■ STATED GOAL
Omit all images. Transcribe the rest of the material below exactly.

■ SUPPLIED DATA
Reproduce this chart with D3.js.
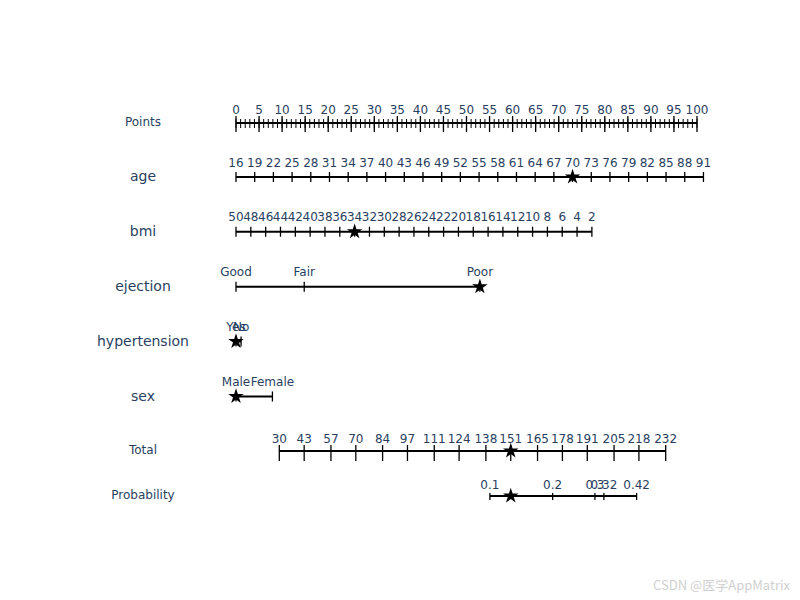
<!DOCTYPE html>
<html>
<head>
<meta charset="utf-8">
<script src="https://cdn.jsdelivr.net/npm/d3@7"></script>
<style>
  html, body { margin: 0; padding: 0; background: #fff; }
  svg { display: block; }
  text { font-family: "DejaVu Sans", Verdana, sans-serif; }
</style>
</head>
<body>
<svg id="chart" width="800" height="600"></svg>
<script>
// ---------------- data ----------------
const pointsTicks = [0,5,10,15,20,25,30,35,40,45,50,55,60,65,70,75,80,85,90,95,100];

const ageTicks = [16,19,22,25,28,31,34,37,40,43,46,49,52,55,58,61,64,67,70,73,76,79,82,85,88,91];
const ageRange = [16, 91];
const agePointsRange = [0, 101.4];

const bmiTicks = [50,48,46,44,42,40,38,36,34,32,30,28,26,24,22,20,18,16,14,12,10,8,6,4,2];
const bmiRange = [50, 2];
const bmiPointsRange = [0, 77.2];

const ejectionLevels = ["Good", "Fair", "Poor"];
const ejectionPoints = [0, 14.8, 52.9];

const hypertensionLevels = ["Yes", "No"];
const hypertensionPoints = [0, 1.1];

const sexLevels = ["Male", "Female"];
const sexPoints = [0, 7.9];

const totalTicks = [30,43,57,70,84,97,111,124,138,151,165,178,191,205,218,232];

const probLabels = ["0.1", "0.2", "0.3", "0.32", "0.42"];
const probTotals = [140.1, 172.9, 195.0, 199.7, 216.8];

const patientAge = 70;
const patientBmi = 34;
const patientEjection = "Poor";
const patientHypertension = "Yes";
const patientSex = "Male";
const patientTotal = 151;

const rowNames = ["Points", "age", "bmi", "ejection", "hypertension", "sex", "Total", "Probability"];

// ---------------- layout ----------------
const svg = d3.select("#chart");
const textColor = "#2a3f5f";

const xPoints = d3.scaleLinear().domain([0, 100]).range([236, 697]);
const xTotal = d3.scaleLinear().domain([30, 232]).range([279.3, 665.7]);

const rowY = [123, 177, 231.7, 286.7, 341.5, 396.5, 451, 496];
const labelSize = [12, 14, 14, 14, 14, 14, 12, 12];

// row labels
svg.selectAll("text.rowlab").data(rowNames).join("text")
  .attr("class", "rowlab")
  .attr("x", 143)
  .attr("y", (d, i) => rowY[i] - 1)
  .attr("text-anchor", "middle")
  .attr("dominant-baseline", "central")
  .attr("font-size", (d, i) => labelSize[i])
  .attr("fill", textColor)
  .text(d => d);

function drawRow(y, xs, labels, opts) {
  const g = svg.append("g");
  const o = Object.assign({tUp: 5, tDown: 5, labelDy: -14}, opts || {});
  g.append("line")
    .attr("x1", d3.min(xs)).attr("x2", d3.max(xs))
    .attr("y1", y).attr("y2", y)
    .attr("stroke", "#000").attr("stroke-width", 2);
  g.selectAll("line.tk").data(xs).join("line")
    .attr("class", "tk")
    .attr("x1", d => d).attr("x2", d => d)
    .attr("y1", y - o.tUp).attr("y2", y + o.tDown)
    .attr("stroke", "#000").attr("stroke-width", 1.3);
  g.selectAll("text").data(labels).join("text")
    .attr("x", (d, i) => xs[i])
    .attr("y", y + o.labelDy)
    .attr("text-anchor", "middle")
    .attr("dominant-baseline", "central")
    .attr("font-size", 12)
    .attr("fill", textColor)
    .text(d => d);
  return g;
}

const star = d3.symbol().type(d3.symbolStar).size(75);
function drawStar(x, y) {
  svg.append("path")
    .attr("d", star())
    .attr("transform", `translate(${x},${y})`)
    .attr("fill", "#000");
}

// Points row with minor ticks
{
  const y = rowY[0];
  const minor = d3.range(0, 101, 1);
  svg.selectAll("line.minor").data(minor).join("line")
    .attr("class", "minor")
    .attr("x1", d => xPoints(d)).attr("x2", d => xPoints(d))
    .attr("y1", y - 4).attr("y2", y + 5)
    .attr("stroke", "#000").attr("stroke-width", 1);
  drawRow(y, pointsTicks.map(d => xPoints(d)), pointsTicks, {tUp: 7, tDown: 9, labelDy: -13});
}

// age
const ageToPts = d3.scaleLinear().domain(ageRange).range(agePointsRange);
drawRow(rowY[1], ageTicks.map(d => xPoints(ageToPts(d))), ageTicks, {labelDy: -14.5});
drawStar(xPoints(ageToPts(patientAge)), rowY[1]);

// bmi
const bmiToPts = d3.scaleLinear().domain(bmiRange).range(bmiPointsRange);
drawRow(rowY[2], bmiTicks.map(d => xPoints(bmiToPts(d))), bmiTicks, {labelDy: -14.5});
drawStar(xPoints(bmiToPts(patientBmi)), rowY[2]);

// ejection
drawRow(rowY[3], ejectionPoints.map(d => xPoints(d)), ejectionLevels, {labelDy: -15});
drawStar(xPoints(ejectionPoints[ejectionLevels.indexOf(patientEjection)]), rowY[3]);

// hypertension
drawRow(rowY[4], hypertensionPoints.map(d => xPoints(d)), hypertensionLevels, {labelDy: -15});
drawStar(xPoints(hypertensionPoints[hypertensionLevels.indexOf(patientHypertension)]), rowY[4]);

// sex
drawRow(rowY[5], sexPoints.map(d => xPoints(d)), sexLevels, {labelDy: -15});
drawStar(xPoints(sexPoints[sexLevels.indexOf(patientSex)]), rowY[5]);

// Total
drawRow(rowY[6], totalTicks.map(d => xTotal(d)), totalTicks, {tUp: 6, tDown: 10, labelDy: -12.5});
drawStar(xTotal(patientTotal), rowY[6]);

// Probability
drawRow(rowY[7], probTotals.map(d => xTotal(d)), probLabels, {tUp: 3, tDown: 4, labelDy: -11});
drawStar(xTotal(patientTotal), rowY[7]);

// watermark
svg.append("text")
  .attr("x", 790).attr("y", 584)
  .attr("text-anchor", "end")
  .attr("dominant-baseline", "central")
  .attr("font-size", 13)
  .attr("fill", "#d0d0d0")
  .style("font-family", "'Noto Sans CJK SC', 'DejaVu Sans', sans-serif")
  .text("CSDN @医学AppMatrix");
</script>
</body>
</html>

■ COMPLETED EXERCISE
Reproduce this chart with D3.js.
<!DOCTYPE html>
<html>
<head>
<meta charset="utf-8">
<script src="https://cdn.jsdelivr.net/npm/d3@7"></script>
<style>
  html, body { margin: 0; padding: 0; background: #fff; }
  svg { display: block; }
  text { font-family: "DejaVu Sans", Verdana, sans-serif; }
</style>
</head>
<body>
<svg id="chart" width="800" height="600"></svg>
<script>
// ---------------- data ----------------
const pointsTicks = [0,5,10,15,20,25,30,35,40,45,50,55,60,65,70,75,80,85,90,95,100];

const ageTicks = [16,19,22,25,28,31,34,37,40,43,46,49,52,55,58,61,64,67,70,73,76,79,82,85,88,91];
const ageRange = [16, 91];
const agePointsRange = [0, 101.4];

const bmiTicks = [50,48,46,44,42,40,38,36,34,32,30,28,26,24,22,20,18,16,14,12,10,8,6,4,2];
const bmiRange = [50, 2];
const bmiPointsRange = [0, 77.2];

const ejectionLevels = ["Good", "Fair", "Poor"];
const ejectionPoints = [0, 14.8, 52.9];

const hypertensionLevels = ["Yes", "No"];
const hypertensionPoints = [0, 1.1];

const sexLevels = ["Male", "Female"];
const sexPoints = [0, 7.9];

const totalTicks = [30,43,57,70,84,97,111,124,138,151,165,178,191,205,218,232];

const probLabels = ["0.1", "0.2", "0.3", "0.32", "0.42"];
const probTotals = [140.1, 172.9, 195.0, 199.7, 216.8];

const patientAge = 70;
const patientBmi = 34;
const patientEjection = "Poor";
const patientHypertension = "Yes";
const patientSex = "Male";
const patientTotal = 151;

const rowNames = ["Points", "age", "bmi", "ejection", "hypertension", "sex", "Total", "Probability"];

// ---------------- layout ----------------
const svg = d3.select("#chart");
const textColor = "#2a3f5f";

const xPoints = d3.scaleLinear().domain([0, 100]).range([236, 697]);
const xTotal = d3.scaleLinear().domain([30, 232]).range([279.3, 665.7]);

const rowY = [123, 177, 231.7, 286.7, 341.5, 396.5, 451, 496];
const labelSize = [12, 14, 14, 14, 14, 14, 12, 12];

// row labels
svg.selectAll("text.rowlab").data(rowNames).join("text")
  .attr("class", "rowlab")
  .attr("x", 143)
  .attr("y", (d, i) => rowY[i] - 1)
  .attr("text-anchor", "middle")
  .attr("dominant-baseline", "central")
  .attr("font-size", (d, i) => labelSize[i])
  .attr("fill", textColor)
  .text(d => d);

function drawRow(y, xs, labels, opts) {
  const g = svg.append("g");
  const o = Object.assign({tUp: 5, tDown: 5, labelDy: -14}, opts || {});
  g.append("line")
    .attr("x1", d3.min(xs)).attr("x2", d3.max(xs))
    .attr("y1", y).attr("y2", y)
    .attr("stroke", "#000").attr("stroke-width", 2);
  g.selectAll("line.tk").data(xs).join("line")
    .attr("class", "tk")
    .attr("x1", d => d).attr("x2", d => d)
    .attr("y1", y - o.tUp).attr("y2", y + o.tDown)
    .attr("stroke", "#000").attr("stroke-width", 1.3);
  g.selectAll("text").data(labels).join("text")
    .attr("x", (d, i) => xs[i])
    .attr("y", y + o.labelDy)
    .attr("text-anchor", "middle")
    .attr("dominant-baseline", "central")
    .attr("font-size", 12)
    .attr("fill", textColor)
    .text(d => d);
  return g;
}

const star = d3.symbol().type(d3.symbolStar).size(75);
function drawStar(x, y) {
  svg.append("path")
    .attr("d", star())
    .attr("transform", `translate(${x},${y})`)
    .attr("fill", "#000");
}

// Points row with minor ticks
{
  const y = rowY[0];
  const minor = d3.range(0, 101, 1);
  svg.selectAll("line.minor").data(minor).join("line")
    .attr("class", "minor")
    .attr("x1", d => xPoints(d)).attr("x2", d => xPoints(d))
    .attr("y1", y - 4).attr("y2", y + 5)
    .attr("stroke", "#000").attr("stroke-width", 1);
  drawRow(y, pointsTicks.map(d => xPoints(d)), pointsTicks, {tUp: 7, tDown: 9, labelDy: -13});
}

// age
const ageToPts = d3.scaleLinear().domain(ageRange).range(agePointsRange);
drawRow(rowY[1], ageTicks.map(d => xPoints(ageToPts(d))), ageTicks, {labelDy: -14.5});
drawStar(xPoints(ageToPts(patientAge)), rowY[1]);

// bmi
const bmiToPts = d3.scaleLinear().domain(bmiRange).range(bmiPointsRange);
drawRow(rowY[2], bmiTicks.map(d => xPoints(bmiToPts(d))), bmiTicks, {labelDy: -14.5});
drawStar(xPoints(bmiToPts(patientBmi)), rowY[2]);

// ejection
drawRow(rowY[3], ejectionPoints.map(d => xPoints(d)), ejectionLevels, {labelDy: -15});
drawStar(xPoints(ejectionPoints[ejectionLevels.indexOf(patientEjection)]), rowY[3]);

// hypertension
drawRow(rowY[4], hypertensionPoints.map(d => xPoints(d)), hypertensionLevels, {labelDy: -15});
drawStar(xPoints(hypertensionPoints[hypertensionLevels.indexOf(patientHypertension)]), rowY[4]);

// sex
drawRow(rowY[5], sexPoints.map(d => xPoints(d)), sexLevels, {labelDy: -15});
drawStar(xPoints(sexPoints[sexLevels.indexOf(patientSex)]), rowY[5]);

// Total
drawRow(rowY[6], totalTicks.map(d => xTotal(d)), totalTicks, {tUp: 6, tDown: 10, labelDy: -12.5});
drawStar(xTotal(patientTotal), rowY[6]);

// Probability
drawRow(rowY[7], probTotals.map(d => xTotal(d)), probLabels, {tUp: 3, tDown: 4, labelDy: -11});
drawStar(xTotal(patientTotal), rowY[7]);

// watermark
svg.append("text")
  .attr("x", 790).attr("y", 584)
  .attr("text-anchor", "end")
  .attr("dominant-baseline", "central")
  .attr("font-size", 13)
  .attr("fill", "#d0d0d0")
  .style("font-family", "'Noto Sans CJK SC', 'DejaVu Sans', sans-serif")
  .text("CSDN @医学AppMatrix");
</script>
</body>
</html>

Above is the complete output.